7. In a chapter 13 cramdown, the unpaid portion of the debtor's obligation is adjusted to the value of the security. Any deficiency is considered an unsecured debt and, upon completion of the plan, the obligation to repay the balance of the unsecured debt is discharged. Therefore, by the time that a loan where a portion of the principal indebtedness has been reduced by a discharge in bankruptcy is terminated, for purposes of claim payment, the outstanding total indebtedness will have been
adjusted to the reduced amount. The VA's liability on its guaranty would, therefore, be based on the indebtedness remaining after the cramdown.

8. Under the provisions of 38 C.F.R. § 4313, the Secretary may approve additional attorney fees to be included in the total indebtedness for purposes of loan guaranty claim payment if such fees are reasonable and pertain to matters affecting VA
guaranteed loans. Generally, VA regulations require that lenders obtain and retain liens of proper dignity. 38 C.F.R. § 36.4325. Additionally, in order for lenders to preserve VA's liability under its guaranty, they may not release any obligors without the VA's consent. 38 C.F.R. § 36.4324(f). In the instant situation in order to comply with the VA regulations and requirements, a lender would be obligated to pursue an appeal of an unfavorable
cramdown decision. Therefore, additional attorneys fees would appear warranted as long as they are approved in advance by VA.

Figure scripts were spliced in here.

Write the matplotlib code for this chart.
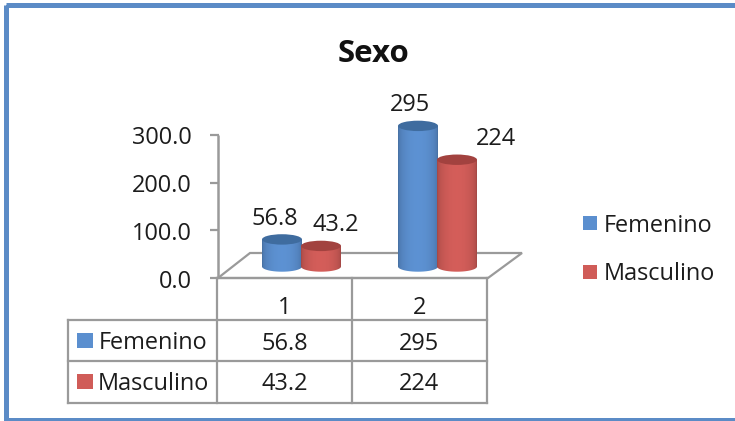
import numpy as np
import matplotlib
matplotlib.use("Agg")
import matplotlib.pyplot as plt
from matplotlib.patches import Ellipse, Polygon, Rectangle

title = "Sexo"
categories = ["1", "2"]
series_names = ["Femenino", "Masculino"]
femenino = [56.8, 295]
masculino = [43.2, 224]
y_ticks = [0.0, 100.0, 200.0, 300.0]

W, H = 735, 421
plt.rcParams["font.family"] = ["Open Sans", "DejaVu Sans"]
fig = plt.figure(figsize=(W / 100, H / 100), dpi=100)
ax = fig.add_axes([0, 0, 1, 1])
ax.set_xlim(0, W)
ax.set_ylim(H, 0)
ax.axis("off")

GRAY = "#9a9a9a"
TXT = "#1c1c1c"
FS = 16.9
DY = 2.5
PX_PER_UNIT = (278 - 135) / 300.0
BASE_Y = 266.5

# frame
ax.add_patch(Rectangle((6.5, 4.5), W, H - 4.5 - 1.5, fill=False, ec="#5b8bc6", lw=3.6, clip_on=False, zorder=1))

# title
ax.text(374, 51 + DY, title, ha="center", va="center", fontsize=22.5, fontweight="bold", color="#111111")

# axis & ticks
ax.plot([218, 218], [135, 278], color=GRAY, lw=1.8, solid_capstyle="butt", zorder=2)
for v in y_ticks:
    y = 278 - v * PX_PER_UNIT
    ax.plot([210, 219], [y, y], color=GRAY, lw=1.6, solid_capstyle="butt", zorder=2)
    ax.text(192, y + 1 + DY, f"{v:.1f}", ha="right", va="center", fontsize=FS, color=TXT)

# floor
ax.add_patch(Polygon([(218, 278), (250, 253), (522, 253), (488, 278)], closed=True, fc="white", ec=GRAY, lw=1.6, zorder=2))

# cylinders
BLUE = "#5b8fcf"
RED = "#d05c58"
BLUE_TOP = "#3f6c9f"
RED_TOP = "#a2423f"
R = 20
E = 5.2
cat_left = [262, 398]
fem_label_dx = [13, 12]
mas_label_dx = [74, 98]


def cylinder(x0, value, col, topcol, z):
    h = value * PX_PER_UNIT
    top = BASE_Y - h
    xs = np.linspace(0, 1, 60)
    rgb = np.array(matplotlib.colors.to_rgb(col))
    prof = 0.78 + 0.24 * np.sin(np.pi * xs) ** 0.45
    img = np.clip(np.outer(prof, rgb)[None, :, :], 0, 1)
    im = ax.imshow(img, extent=(x0, x0 + 2 * R, BASE_Y + E, top), aspect="auto", zorder=z, interpolation="bilinear")
    clip = Polygon(
        [(x0 + R + R * np.cos(t), BASE_Y + E * np.sin(t)) for t in np.linspace(0, np.pi, 40)]
        + [(x0, top), (x0 + 2 * R, top)],
        closed=True, transform=ax.transData,
    )
    im.set_clip_path(clip)
    ax.add_patch(Ellipse((x0 + R, top), 2 * R, 2 * E, fc=topcol, ec="none", zorder=z + 0.1))


for i, lx in enumerate(cat_left):
    cylinder(lx, femenino[i], BLUE, BLUE_TOP, 3)
    cylinder(lx + R * 2 - 1, masculino[i], RED, RED_TOP, 4)

ax.set_xlim(0, W)
ax.set_ylim(H, 0)

# data labels
for i, lx in enumerate(cat_left):
    ax.text(lx + fem_label_dx[i], BASE_Y - femenino[i] * PX_PER_UNIT - 23 + DY, f"{femenino[i]:g}",
            ha="center", va="center", fontsize=FS, color=TXT, zorder=6)
    ax.text(lx + mas_label_dx[i], BASE_Y - masculino[i] * PX_PER_UNIT - 23 + DY, f"{masculino[i]:g}",
            ha="center", va="center", fontsize=FS, color=TXT, zorder=6)

# data table
xg = [68, 217, 352, 487]
yg = [278, 320, 361, 403]
for x in xg[1:]:
    ax.plot([x, x], [yg[0], yg[-1]], color=GRAY, lw=1.6, zorder=2, solid_capstyle="projecting")
ax.plot([xg[0], xg[0]], [yg[1], yg[-1]], color=GRAY, lw=1.6, zorder=2, solid_capstyle="projecting")
ax.plot([xg[1], xg[3]], [yg[0], yg[0]], color=GRAY, lw=1.6, zorder=2)
for y in yg[1:]:
    ax.plot([xg[0], xg[3]], [y, y], color=GRAY, lw=1.6, zorder=2, solid_capstyle="projecting")

for j, cat in enumerate(categories):
    cx = (xg[j + 1] + xg[j + 2]) / 2
    ax.text(cx, 305 + DY, cat, ha="center", va="center", fontsize=FS, color=TXT)
    ax.text(cx, 341 + DY, f"{femenino[j]:g}", ha="center", va="center", fontsize=FS, color=TXT)
    ax.text(cx, 382 + DY, f"{masculino[j]:g}", ha="center", va="center", fontsize=FS, color=TXT)

for name, col, y, tx in zip(series_names, [BLUE, RED], [340.5, 381.5], [99, 98]):
    ax.add_patch(Rectangle((77, y - 7.5), 16, 15, fc=col, ec="none", zorder=3))
    ax.text(tx, y + DY, name, ha="left", va="center", fontsize=FS, color=TXT)

# legend
for name, col, y in zip(series_names, [BLUE, RED], [223, 271.5]):
    ax.add_patch(Rectangle((583, y - 7), 14, 14, fc=col, ec="none", zorder=3))
    ax.text(604, y + DY, name, ha="left", va="center", fontsize=FS, color=TXT)

fig.savefig("out.png", dpi=100)
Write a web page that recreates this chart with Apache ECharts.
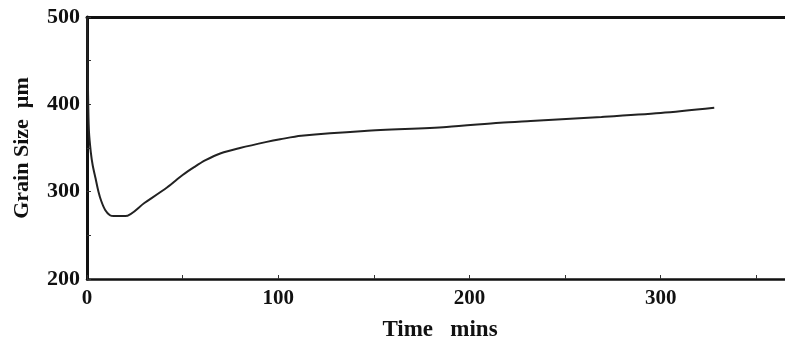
<!DOCTYPE html>
<html><head><meta charset="utf-8">
<script src="https://cdn.jsdelivr.net/npm/echarts@6/dist/echarts.min.js"></script>
<style>html,body{margin:0;padding:0;background:#fff}#c{width:785px;height:339px}</style>
</head><body><div id="c"></div>
<script>
const timeMins = [0,0.5,1,2,3,4.5,6,7.5,9.5,12,14,20,30,42,50,56,62,70,80,94,101,112,145,188,216,232,269,300,328];
const grainSize = [500,420,370,345,330,315,300,289,279,273,272,272,287,305,319,328,336,344,350,357,360,364,369.5,374,379,381,385.5,390,396];
const xTickLabels = [0,100,200,300];
const yTickLabels = [200,300,400,500];

const font = {fontFamily:'Liberation Serif', fontWeight:'bold', color:'#111'};
const chart = echarts.init(document.getElementById('c'));
chart.setOption({
  animation:false,
  grid:{left:87, right:0, top:17, bottom:60, outerBoundsMode:'none', containLabel:false},
  xAxis:[{
    type:'value', min:0, max:365, interval:50,
    name:'Time   mins', nameLocation:'middle', nameGap:40,
    nameTextStyle:Object.assign({fontSize:23, padding:[0,0,0,8]}, font),
    axisLine:{lineStyle:{color:'#111', width:2.5}},
    axisTick:{inside:true, length:4, lineStyle:{color:'#333', width:1}},
    splitLine:{show:false},
    axisLabel:Object.assign({fontSize:21, margin:9, showMaxLabel:false,
      formatter:v=>xTickLabels.includes(v)?String(v):''}, font)
  },{
    type:'value', position:'top', min:0, max:365,
    axisLine:{show:true, lineStyle:{color:'#111', width:3}},
    axisTick:{show:false}, axisLabel:{show:false}, splitLine:{show:false}
  }],
  yAxis:{
    type:'value', min:200, max:500, interval:50,
    name:'Grain Size  µm', nameLocation:'middle', nameGap:54, nameRotate:90,
    nameTextStyle:Object.assign({fontSize:22}, font),
    axisLine:{show:true, lineStyle:{color:'#111', width:3}},
    axisTick:{inside:true, length:4, lineStyle:{color:'#333', width:1}},
    splitLine:{show:false},
    axisLabel:Object.assign({fontSize:22, margin:7,
      formatter:v=>yTickLabels.includes(v)?String(v):''}, font)
  },
  series:[{
    type:'line', xAxisIndex:0, showSymbol:false, smooth:0.3,
    lineStyle:{color:'#222', width:2},
    data: timeMins.map((t,i)=>[t, grainSize[i]])
  }]
});
</script></body></html>
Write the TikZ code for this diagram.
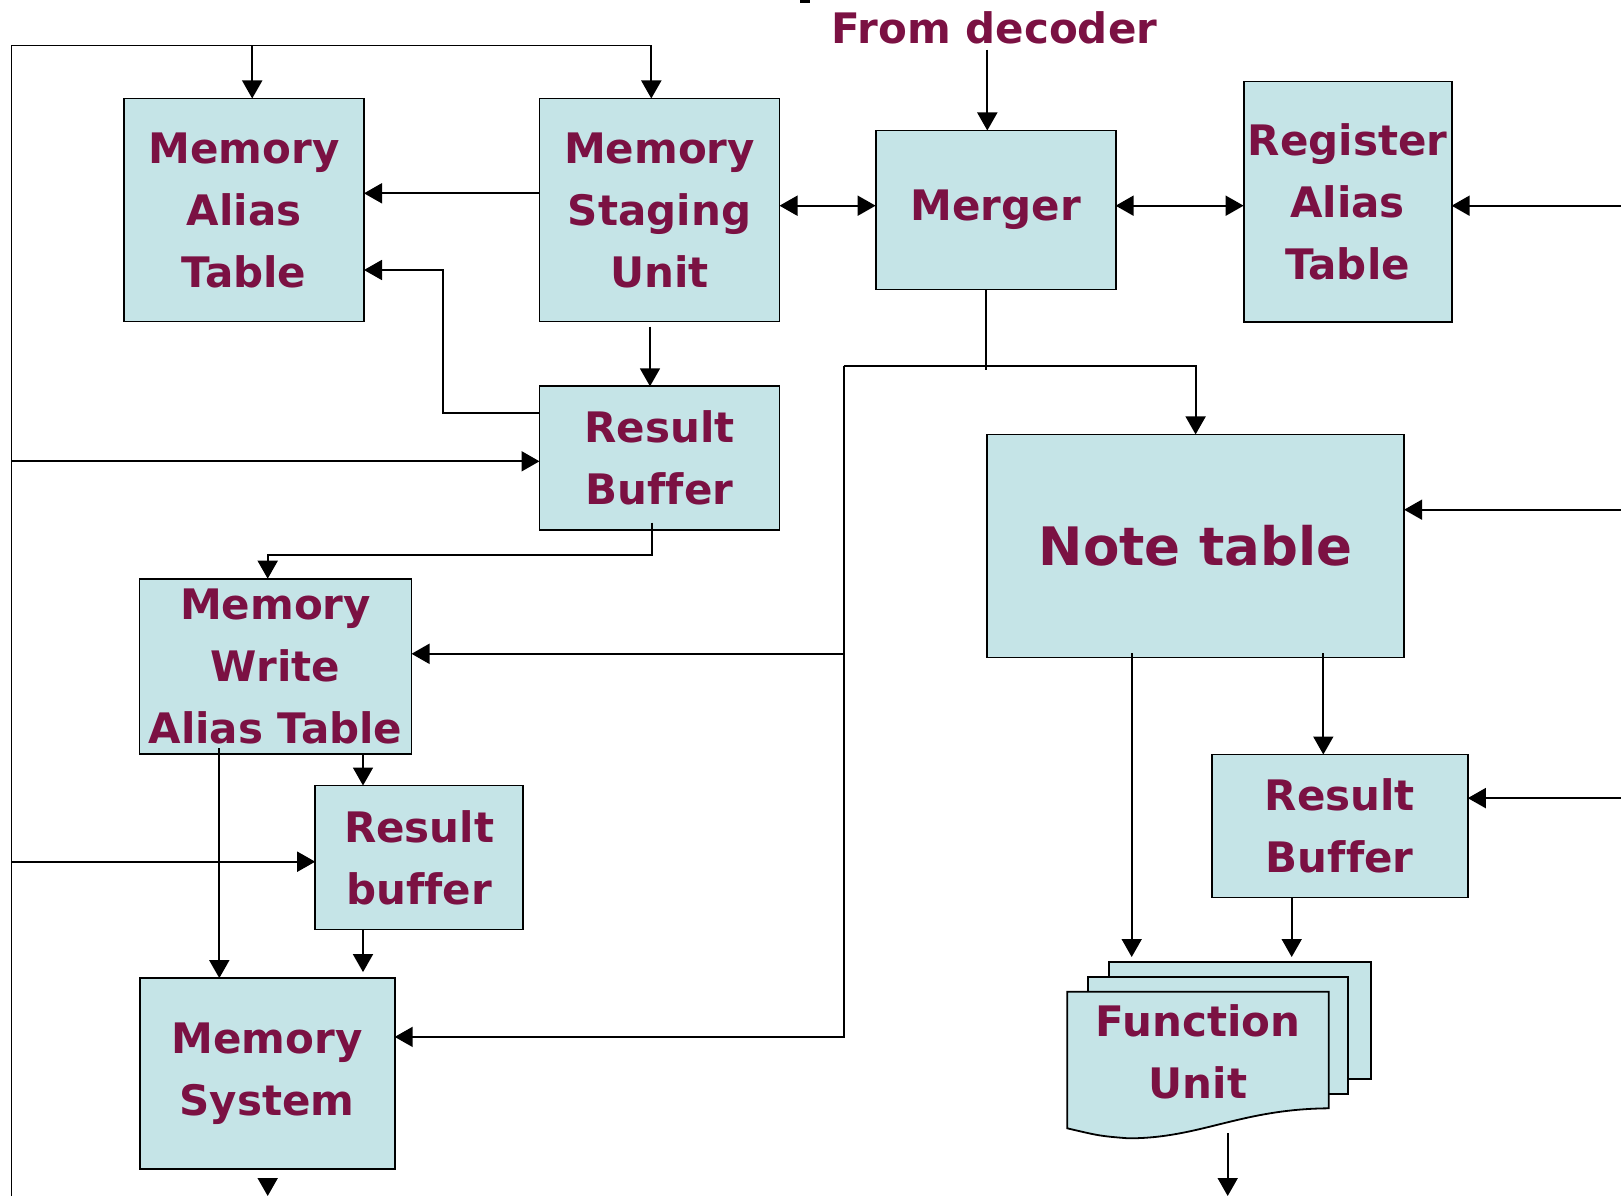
\documentclass[tikz,border=0pt]{standalone}
\usepackage{fontspec}
\setmainfont{DejaVu Sans}[Ligatures=NoCommon]
\usetikzlibrary{arrows.meta,calc}

\definecolor{boxfill}{HTML}{C5E4E7}
\definecolor{labelred}{HTML}{7B1143}

\tikzset{
  blk/.style={draw=black, line width=1.8pt, fill=boxfill, inner sep=0pt, outer sep=0pt,
              text=labelred, align=center, font=\fontsize{42}{62}\selectfont\bfseries},
  lbl/.style={text=labelred, align=center, inner sep=0pt, font=\fontsize{42}{62}\selectfont\bfseries},
  wire/.style={line width=1.8pt},
  conn/.style={line width=1.8pt, -{Triangle[length=18pt,width=20pt]}},
  both/.style={line width=1.8pt, {Triangle[length=18pt,width=20pt]}-{Triangle[length=18pt,width=20pt]}},
  fudoc/.style={draw=black, line width=1.8pt, fill=boxfill, line join=miter},
}

\begin{document}
\begin{tikzpicture}[x=1pt,y=-1pt]
\useasboundingbox (0,0) rectangle (1621,1196);

% small mark at the top edge
\fill (800,0) rectangle (810,2.7);

% blocks
\node[blk, minimum width=240pt, minimum height=223pt] (mat)   at (244,210)      {Memory\\Alias\\Table};
\node[blk, minimum width=240pt, minimum height=223pt] (msu)   at (659.5,210)    {Memory\\Staging\\Unit};
\node[blk, minimum width=240pt, minimum height=159pt] (merger) at (995.6,210)   {Merger};
\node[blk, minimum width=208pt, minimum height=240pt] (rat)   at (1347.6,201.6) {Register\\Alias\\Table};
\node[blk, minimum width=240pt, minimum height=144pt] (rb1)   at (659.5,458.3)  {Result\\Buffer};
\node[blk, minimum width=272pt, minimum height=175pt] (mwat)  at (275.5,666.2)  {Memory\\Write\\Alias Table};
\node[blk, minimum width=417pt, minimum height=223pt, font=\fontsize{53}{62}\selectfont\bfseries] (nt) at (1195.6,545.9) {Note table};
\node[blk, minimum width=256pt, minimum height=143pt] (rb3)   at (1339.8,826)   {Result\\Buffer};
\node[blk, minimum width=208pt, minimum height=144pt] (rb2)   at (419.2,857.5)  {Result\\buffer};
\node[blk, minimum width=255pt, minimum height=191pt] (ms)    at (267.2,1073.6) {Memory\\System};

% stacked function units
\node[blk, minimum width=262pt, minimum height=117pt] (fuback) at (1240,1020.5) {};
\node[blk, minimum width=260pt, minimum height=117pt] (fumid)  at (1218.3,1035.4) {};
\draw[fudoc] (1067.3,991.7) -- (1328.7,991.7) -- (1328.7,1108.3)
  .. controls (1240,1109) and (1200,1138.5) .. (1128,1138.3)
  .. controls (1100,1136) .. (1067.3,1128.3) -- cycle;
\node[lbl] (fu) at (1198,1052) {Function\\Unit};

% input label
\node[lbl] (dec) at (994.5,28) {From decoder};

% bend points
\coordinate (tl) at (11.4,45.5);
\coordinate (bl) at (11.4,1196);
\coordinate (tr) at (651.3,45.5);
\coordinate (decin) at (987.3,49.6);
\coordinate (bus) at (843.6,365.7);

% feedback frame on the left
\draw[wire] (bl) -- (tl) -- (tr);
\draw[conn] (tl -| 252.2,0) -- (mat.north -| 252.2,0);
\draw[conn] (tr) -- (msu.north -| tr);
\draw[conn] (tl |- 0,461.3) -- (rb1.west |- 0,461.3);
\draw[conn] (tl |- 0,861.7) -- (rb2.west |- 0,861.7);

% upper row
\draw[conn] (decin) -- (merger.north -| decin);
\draw[conn] (msu.west |- 0,193.3) -- (mat.east |- 0,193.3);
\draw[both] (msu.east |- 0,205.7) -- (merger.west |- 0,205.7);
\draw[both] (merger.east |- 0,205.7) -- (rat.west |- 0,205.7);
\draw[conn] (1621,205.7) -- (rat.east |- 0,205.7);

% memory side
\draw[conn] (650,326.7) -- (rb1.north -| 650,0);
\draw[conn] (rb1.west |- 0,413.3) -| (443.3,270) -- (mat.east |- 0,270);
\draw[conn] (651.7,522.7) -- (651.7,555.1) -| (mwat.north -| 267.7,0);
\draw[conn] (219.3,748) -- (ms.north -| 219.3,0);
\draw[conn] (mwat.south -| 363,0) -- (rb2.north -| 363,0);
\draw[conn] (rb2.south -| 363,0) -- ($(ms.north -| 363,0)+(0,-6)$);
\draw[conn] (267.7,1178) -- (267.7,1196);

% merger output bus
\draw[wire] (merger.south -| 986,0) -- (986,370.1);
\draw[conn] (bus) -| (nt.north);
\draw[conn] (bus) -- (bus |- 0,1036.9) -- (ms.east |- 0,1036.9);
\draw[conn] (bus |- 0,653.8) -- (mwat.east |- 0,653.8);

% execution side
\draw[conn] (1621,509.7) -- (nt.east |- 0,509.7);
\draw[conn] (1621,798.1) -- (rb3.east |- 0,798.1);
\draw[conn] (1131.7,653.4) -- ($(fuback.north -| 1131.7,0)+(0,-5)$);
\draw[conn] (1323.3,653.4) -- (rb3.north -| 1323.3,0);
\draw[conn] (rb3.south -| 1291.7,0) -- ($(fuback.north -| 1291.7,0)+(0,-5)$);
\draw[conn] (1227.7,1133.3) -- (1227.7,1196);
\end{tikzpicture}
\end{document}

9. It should be noted that this opinion provides that VA's loan guaranty liability has been reduced because of the statutory provisions relative to the determination of the outstanding debt at the time of foreclosure in a loan guaranty claim computation. If, in your opinion, relief to lenders is warranted, that goal may be accomplished through proper promulgation of regulations that would modify the method of computing the total indebtedness so that it would include any amounts deducted in a cramdown.

HELD:

1. Claims under the VA loan guaranty may only be filed after liquidation has occurred or after a conveyance in lieu of liquidation has been approved by VA and completed. At that time, based on the remaining outstanding indebtedness, a claim may be paid. If the bankruptcy action has been completed and the outstanding balance has been reduced in such proceeding, the VA liability would be based on the reduced balance.

2. Litigation associated with matters where a mortgagor is seeking a reduction in the outstanding mortgage loan balance is not unique to VA guaranteed loans; however, such litigation is required by VA in order to preserve the VA's liability under its guaranty. Attorney fees associated with such litigation thus may be included as part of a veteran's indebtedness in the lender's accounting with VA, provided VA approved such fees in advance.